The study of management of innovation is crucial to media management research, helping explain how technology diffusion affects the communication industry and providing a glimpse into its future. This meta-analysis looks at the recent history of mass communication scholarship (1983–2008), addressing newsroom changes to determine whether a mainstream managerial theory—sociotechnical literature—garners adequate use. The researchers discovered numerous references—mostly indirect—to sociotechnical systems (STS) theory, yet found sporadic use of a true managerial emphasis as expressed through the analysis of STS theory's principles- and frames-specific theoretical framework. Implications of the findings and future, alternative directions for research are proposed.

ACKNOWLEDGMENT

We acknowledge and thank—for thoughts encouraging the creation of this article—our friend and mentor, Wayne Danielson, professor emeritus in the School of Journalism at the University of Texas at Austin.

Notes

1. The journals we reviewed included Journalism, Journalism Studies; Journalism Practice; Journalism History; Journalism and Communication Monographs; Journalism & Mass Communication Quarterly; Journalism & Mass Communication Educator; Journal of Broadcasting and Electronic Media; Critical Studies in Media Communication; International Journal of Communication; Journal of Mass Media Ethics; Journal of Media Business Studies; Journal of Media Economics; Convergence; Journal of Computer-Mediated Communication; Southern Communication Journal; Newspaper Research Journal; New Media and Society; Nordicom Review; Media, Culture, and Society; Mass Communication & Society; International Journal on Media Management; and First Monday. These journals were selected because they represent the majority of literature on research done in the journalism and mass communication industry over the past 25 years.

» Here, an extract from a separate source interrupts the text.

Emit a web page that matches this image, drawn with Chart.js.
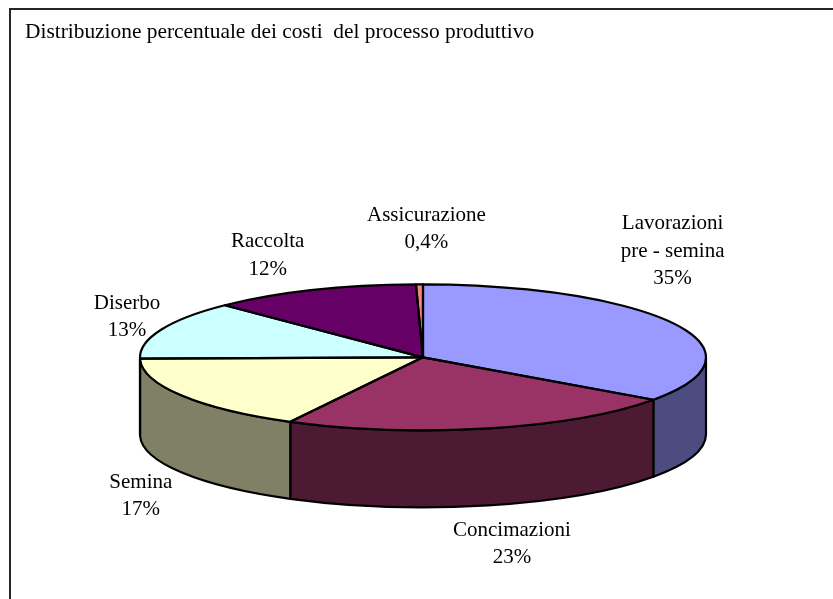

3. For this study, we specifically created nodes for our coding schema of keywords. We then placed these nodes into a larger category called a “tree node,” which held all the relevant keywords to that term. Then, we ran queries on each keyword from each tree node among the 82 documents imported into the application. Each query pulled the keyword and its surrounding paragraph so we could view it in its context. When all the queries were complete, we then reviewed the specific frequencies of each keyword within its overall tree node. Then, we began to identify the patterns of the most-frequent to the least-frequent keywords that came up in the documents searched. We reviewed each keyword example and its surrounding paragraph to identify the specific uses and forms of the words by the author of that journal article. We then created memos to identify patterns of repetition and omission that helped to create the findings presented in this study.

4. This is with the exception of the “computers” and “future” categories. The former described a variety of influences, taken from such concepts as online, convergence, blogging, e-mail, electronic media, and so forth; all were manifestations of computerized technology. We used the latter term whenever a study generally claimed to examine newspapers' futures. Still, some studies (e.g., 1 studying offset printing, pagination, and digital imagery) fell into more than one category.

5. We cross-referenced the 12 managerial categories by 33 technology adoption categories, yielding only 124 total references. From there, we examined each result alluded to by two or more studies, and then closely examined such studies that carried two—a lower threshold because there were so few total mentions—or more references.